I'm reading about second-order odes, and one of the chapters is about the Sturm-Liovuile method. The chapter 10, from Arfken, begins by talking and defining $L$ to be:
$$Lu(x) = p_0(x)\frac{d^2}{dx^2}u(x)+ p_1(x)\frac{d}{dx}u(x) + p_2(x)u(x)$$
Then it says:
For a linear operator $L$, the analog of a quadratic form for a matrix in Chapter $3$ is the integral
$$\langle u|L|u\rangle = \langle u|Lu\rangle = \int_a^b u(x)Lu(x)\ dx =$$ $$\int_a^b u\{p_0u''+p_1u'+p_2u\}\ dx$$
By integrating by parts once or twice, we are led to the equivalent expression:
$$\langle u| L| u\rangle = [u(x)(p_1-p_0')u(x)]_{x=a}^{b} + \int_a^b \left\{\frac{d^2}{dx^2}[p_0u]-\frac{d}{dx}[p_1u]+p_2u \right\}\ u \ dx\tag{10.3}$$
Because of the analogy with the transposed matrix in Chapter 3, it is convenient to define the linear operator in Eq. 10.3,
$$\overline{L}u = \frac{d^2}{dx^2}[p_0 u]-\frac{d}{dx}[p_1u]+ p_2u = $$ $$p_0\frac{d^2u}{dx^2}+(2p_0'-p_1)\frac{du}{dx}+(p_0''-p_1'+p_2)u$$
The Chapter 3 is all about matrices.
What is an 'analog of a quadratic form form a matrix'? Why is he doing things like this? Is he doing an equivalence between matrices and linear operators? Could somebody really tell me what's going on? Is he trying to solve the equation $Lu(X)$?

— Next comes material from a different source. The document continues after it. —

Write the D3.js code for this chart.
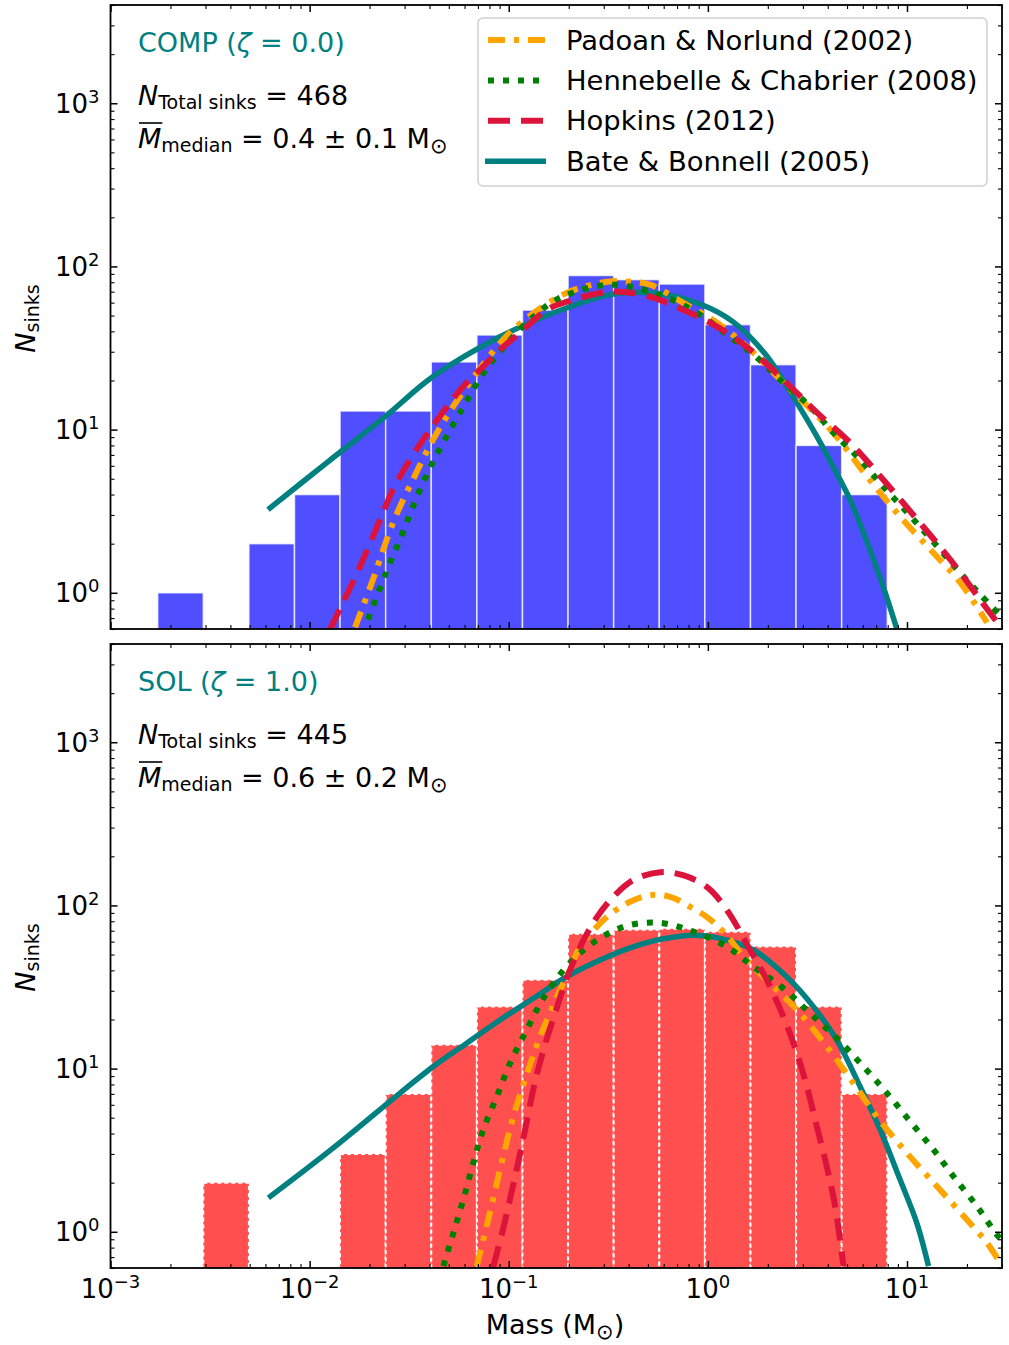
<!DOCTYPE html>
<html>
<head>
<meta charset="utf-8">
<script src="https://cdn.jsdelivr.net/npm/d3@7"></script>
<style>
  body { margin: 0; background: #fff; }
  text { font-family: "DejaVu Sans", sans-serif; }
</style>
</head>
<body>
<svg id="chart" width="1009" height="1345"></svg>
<script>
// histogram bin edges (Msun) and sink counts per bin
const binEdges = [0.001726, 0.002924, 0.004955, 0.008395, 0.01422, 0.02410, 0.04083, 0.06918,
  0.1172, 0.1986, 0.3365, 0.5702, 0.9661, 1.637, 2.773, 4.699, 7.962];
const compCounts = [1, 0, 2, 4, 13, 13, 26, 38, 54, 88, 83, 78, 44, 25, 8, 4];
const solCounts = [0, 2, 0, 0, 3, 7, 14, 24, 35, 67, 71, 72, 69, 56, 24, 7];

// model curves, [log10 M, log10 N]
const pnComp = [[-1.772,-0.212],[-1.682,0.081],[-1.581,0.430],[-1.481,0.694],[-1.380,0.939],[-1.280,1.141],
  [-1.159,1.349],[-1.029,1.551],[-0.893,1.698],[-0.707,1.839],[-0.506,1.906],[-0.391,1.906],[-0.290,1.888],
  [-0.125,1.778],[0.046,1.655],[0.212,1.490],[0.378,1.288],[0.629,0.982],[0.800,0.712],[0.965,0.467],
  [1.131,0.247],[1.267,0.063],[1.402,-0.182]];
const hcComp = [[-1.707,-0.164],[-1.606,0.155],[-1.536,0.357],[-1.471,0.559],[-1.395,0.767],[-1.310,0.963],
  [-1.219,1.159],[-1.129,1.343],[-1.019,1.514],[-0.893,1.674],[-0.742,1.808],[-0.476,1.888],[-0.205,1.808],
  [-0.039,1.704],[0.096,1.582],[0.247,1.441],[0.378,1.288],[0.513,1.141],[0.629,0.982],[0.764,0.816],
  [0.880,0.651],[1.001,0.492],[1.131,0.314],[1.252,0.143],[1.367,-0.010],[1.478,-0.151]];
const hopComp = [[-1.898,-0.225],[-1.832,-0.059],[-1.747,0.161],[-1.661,0.406],[-1.581,0.633],[-1.496,0.816],
  [-1.395,1.000],[-1.310,1.141],[-1.230,1.263],[-1.129,1.386],[-1.044,1.490],[-0.943,1.594],[-0.808,1.735],
  [-0.707,1.784],[-0.491,1.845],[-0.290,1.814],[-0.125,1.735],[0.046,1.631],[0.212,1.490],[0.378,1.306],
  [0.548,1.104],[0.714,0.920],[0.880,0.694],[1.051,0.449],[1.217,0.204],[1.367,-0.041],[1.453,-0.182]];
const bbComp = [[-2.209,0.510],[-1.913,0.798],[-1.621,1.080],[-1.380,1.325],[-1.044,1.569],[-0.707,1.747],
  [-0.466,1.833],[-0.240,1.833],[-0.030,1.765],[0.127,1.660],[0.290,1.460],[0.428,1.202],[0.548,0.957],
  [0.629,0.773],[0.714,0.571],[0.800,0.308],[0.880,0.039],[0.950,-0.225]];

const pnSol = [[-1.161,-0.210],[-1.111,0.034],[-1.044,0.381],[-0.977,0.707],[-0.902,0.993],[-0.843,1.196],
  [-0.793,1.339],[-0.751,1.462],[-0.709,1.563],[-0.642,1.747],[-0.558,1.869],[-0.475,1.961],[-0.391,2.022],
  [-0.290,2.063],[-0.190,2.053],[-0.089,1.991],[-0.006,1.930],[0.078,1.839],[0.195,1.665],[0.312,1.523],
  [0.447,1.360],[0.597,1.135],[0.731,0.911],[0.848,0.707],[0.999,0.483],[1.150,0.279],[1.300,0.075],
  [1.401,-0.067],[1.468,-0.190]];
const hcSol = [[-1.328,-0.210],[-1.278,-0.006],[-1.228,0.198],[-1.178,0.422],[-1.128,0.626],[-1.060,0.829],
  [-0.993,1.034],[-0.910,1.237],[-0.826,1.431],[-0.717,1.615],[-0.592,1.757],[-0.424,1.869],[-0.249,1.894],
  [-0.073,1.839],[0.095,1.747],[0.229,1.624],[0.379,1.492],[0.513,1.339],[0.647,1.187],[0.781,1.013],
  [0.899,0.850],[1.016,0.676],[1.133,0.503],[1.233,0.340],[1.351,0.157],[1.451,-0.017],[1.478,-0.053]];
const hopSol = [[-1.079,-0.218],[-1.029,0.014],[-0.983,0.259],[-0.928,0.565],[-0.868,0.919],[-0.818,1.146],
  [-0.762,1.360],[-0.712,1.543],[-0.642,1.745],[-0.557,1.928],[-0.476,2.051],[-0.376,2.155],[-0.240,2.204],
  [-0.125,2.185],[-0.004,2.112],[0.096,1.971],[0.212,1.727],[0.296,1.543],[0.379,1.319],[0.447,1.095],
  [0.497,0.891],[0.547,0.646],[0.597,0.401],[0.639,0.157],[0.681,-0.210]];
const bbSol = [[-2.207,0.208],[-1.881,0.514],[-1.546,0.850],[-1.379,1.013],[-1.211,1.156],[-1.044,1.298],
  [-0.876,1.431],[-0.709,1.563],[-0.541,1.665],[-0.390,1.740],[-0.230,1.794],[-0.073,1.818],
  [0.061,1.798],[0.229,1.727],[0.396,1.563],[0.530,1.380],[0.647,1.176],[0.764,0.891],[0.865,0.626],
  [0.965,0.320],[1.049,0.055],[1.108,-0.210]];

const models = ['Padoan & Norlund (2002)', 'Hennebelle & Chabrier (2008)', 'Hopkins (2012)', 'Bate & Bonnell (2005)'];
const xTicks = [1e-3, 1e-2, 1e-1, 1, 10];
const xTickExp = ['\u22123', '\u22122', '\u22121', '0', '1'];
const yTicks = [1, 10, 100, 1000];
const yTickExp = ['0', '1', '2', '3'];

const panels = [
  { name: 'COMP', zeta: '0.0', total: 468, median: '0.4 \u00b1 0.1', counts: compCounts,
    curves: [pnComp, hcComp, hopComp, bbComp], top: 5 },
  { name: 'SOL', zeta: '1.0', total: 445, median: '0.6 \u00b1 0.2', counts: solCounts,
    curves: [pnSol, hcSol, hopSol, bbSol], top: 644 }
];

const lineStyles = [
  { color: '#ffa500', dash: '17,9,5,9' },
  { color: '#008000', dash: '6,9' },
  { color: '#dc143c', dash: '22,11' },
  { color: '#008080', dash: null }
];
const barStyles = [
  { fill: '#4f4fff', dash: null, width: 1.5, opacity: 0.75 },
  { fill: '#ff4f4f', dash: '4,3', width: 2, opacity: 1 }
];

const svg = d3.select('#chart');
const left = 110.5, W = 891.5, H = 624;
const x = d3.scaleLog().domain([1e-3, 30]).range([0, W]);
const isMajor = v => Math.abs(Math.log10(v) - Math.round(Math.log10(v))) < 1e-6;

panels.forEach((p, pi) => {
  const y = d3.scaleLog().domain([0.6, 4000]).range([H, 0]);
  const g = svg.append('g').attr('transform', `translate(${left},${p.top})`);

  g.append('clipPath').attr('id', 'clip' + pi)
    .append('rect').attr('width', W).attr('height', H);
  const plot = g.append('g').attr('clip-path', `url(#clip${pi})`);

  const bs = barStyles[pi];
  const bins = p.counts.map((c, i) => ({ c, x0: binEdges[i], x1: binEdges[i + 1] })).filter(d => d.c > 0);
  plot.selectAll('rect.bar')
    .data(bins)
    .enter().append('rect')
    .attr('class', 'bar')
    .attr('x', d => x(d.x0))
    .attr('width', d => x(d.x1) - x(d.x0))
    .attr('y', d => y(d.c))
    .attr('height', d => H - y(d.c) + 4)
    .style('fill', bs.fill)
    .style('stroke', '#fff')
    .style('stroke-opacity', bs.opacity)
    .style('stroke-width', bs.width)
    .style('stroke-dasharray', bs.dash);

  const line = d3.line()
    .x(d => x(Math.pow(10, d[0])))
    .y(d => y(Math.pow(10, d[1])))
    .curve(d3.curveCatmullRom.alpha(0.5));

  [3, 0, 1, 2].forEach(k => {
    plot.append('path')
      .attr('d', line(p.curves[k]))
      .style('fill', 'none')
      .style('stroke', lineStyles[k].color)
      .style('stroke-width', k === 3 ? 5.5 : 6)
      .style('stroke-dasharray', lineStyles[k].dash);
  });

  // ticks, pointing inward on all four sides
  const minorX = x.ticks().filter(v => !isMajor(v));
  const minorY = y.ticks().filter(v => !isMajor(v));
  const tickSets = [
    [d3.axisBottom(x), `translate(0,${H})`, xTicks, minorX],
    [d3.axisTop(x), 'translate(0,0)', xTicks, minorX],
    [d3.axisLeft(y), 'translate(0,0)', yTicks, minorY],
    [d3.axisRight(y), `translate(${W},0)`, yTicks, minorY]
  ];
  tickSets.forEach(([axis, tr, major, minor]) => {
    g.append('g').attr('transform', tr)
      .call(axis.tickValues(major).tickSize(-7).tickSizeOuter(0).tickFormat(''))
      .call(s => s.select('.domain').remove())
      .selectAll('line').style('stroke', '#000').style('stroke-width', 1.5);
    g.append('g').attr('transform', tr)
      .call(axis.tickValues(minor).tickSize(-4).tickSizeOuter(0).tickFormat(''))
      .call(s => s.select('.domain').remove())
      .selectAll('line').style('stroke', '#000').style('stroke-width', 1.1);
  });

  g.append('rect')
    .attr('width', W).attr('height', H)
    .style('fill', 'none').style('stroke', '#000').style('stroke-width', 1.8);

  // y tick labels
  yTicks.forEach((v, i) => {
    const t = g.append('text')
      .attr('x', -11).attr('y', y(v) + 9.5)
      .attr('text-anchor', 'end')
      .style('font-size', '26px');
    t.append('tspan').text('10');
    t.append('tspan').attr('dy', -10).style('font-size', '18px').text(yTickExp[i]);
  });

  // x tick labels only under the lower panel
  if (pi === 1) {
    xTicks.forEach((v, i) => {
      const t = g.append('text')
        .attr('x', x(v)).attr('y', H + 30)
        .attr('text-anchor', 'middle')
        .style('font-size', '26px');
      t.append('tspan').text('10');
      t.append('tspan').attr('dy', -10).style('font-size', '18px').text(xTickExp[i]);
    });
  }

  // y label
  const yl = svg.append('text')
    .attr('transform', `translate(35,${p.top + 313.5}) rotate(-90)`)
    .attr('text-anchor', 'middle')
    .style('font-size', '27px');
  yl.append('tspan').style('font-style', 'italic').text('N');
  yl.append('tspan').attr('dy', 4).style('font-size', '19px').text('sinks');

  // annotations
  const a1 = svg.append('text')
    .attr('x', 138).attr('y', p.top + 47)
    .style('font-size', '27px').style('fill', '#008080');
  a1.append('tspan').text(`${p.name} (`);
  a1.append('tspan').style('font-style', 'italic').text('\u03b6');
  a1.append('tspan').text(` = ${p.zeta})`);

  const a2 = svg.append('text')
    .attr('x', 138).attr('y', p.top + 100)
    .style('font-size', '27px');
  a2.append('tspan').style('font-style', 'italic').text('N');
  a2.append('tspan').attr('dy', 4).style('font-size', '19px').text('Total sinks');
  a2.append('tspan').attr('dy', -4).text(` = ${p.total}`);

  const a3 = svg.append('text')
    .attr('x', 138).attr('y', p.top + 143)
    .style('font-size', '27px');
  a3.append('tspan').style('font-style', 'italic').text('M');
  a3.append('tspan').attr('dy', 4).style('font-size', '19px').text('median');
  a3.append('tspan').attr('dy', -4).text(` = ${p.median} M`);
  a3.append('tspan').attr('dy', 5).style('font-size', '21px').text('\u2299');
  const ext = a3.node().getExtentOfChar(0);
  svg.append('line')
    .attr('x1', ext.x + 1).attr('x2', ext.x + ext.width + 1)
    .attr('y1', p.top + 118).attr('y2', p.top + 118)
    .style('stroke', '#000').style('stroke-width', 1.6);
});

// x label
const xl = svg.append('text')
  .attr('x', 555).attr('y', 1334)
  .attr('text-anchor', 'middle')
  .style('font-size', '27px');
xl.append('tspan').text('Mass (M');
xl.append('tspan').attr('dy', 5).style('font-size', '21px').text('\u2299');
xl.append('tspan').attr('dy', -5).text(')');

// legend in the upper panel
const lg = svg.append('g').attr('transform', 'translate(478,18)');
lg.append('rect')
  .attr('width', 509).attr('height', 168).attr('rx', 5)
  .style('fill', '#fff').style('fill-opacity', 0.8)
  .style('stroke', '#d0d0d0').style('stroke-width', 1.5);
models.forEach((m, i) => {
  const row = lg.append('g').attr('transform', `translate(0,${22 + i * 40.4})`);
  row.append('line')
    .attr('x1', i === 3 ? 7 : 10).attr('x2', i === 3 ? 68 : 67)
    .style('stroke', lineStyles[i].color)
    .style('stroke-width', i === 3 ? 5.5 : 6)
    .style('stroke-dasharray', lineStyles[i].dash);
  row.append('text')
    .attr('x', 88).attr('y', 9.5)
    .style('font-size', '27.4px')
    .text(m);
});
</script>
</body>
</html>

He is trying to motivate the discussion of self-adjoint differential operators by connecting it to what you already know about self-adjoint matrices. To see $\int u(x) Lu(x) \, dx$ is analogous to a quadratic form, think of $L$ as an $n\times n$ matrix, and $u$ as an $n$-dimensional vector. Then $\langle u, Lu \rangle = \sum_{x=1}^n u(x) \cdot (Lu)(x)$ where I have written $u(x)$ to be the $x$th component of $u$ and similarly for the vector $Lu$. Written in this way, you can see that you can get to the integral expression by replacing the summation with an integral. So in this sense, you can think of this operator as a "continuous" matrix. Hope this helps.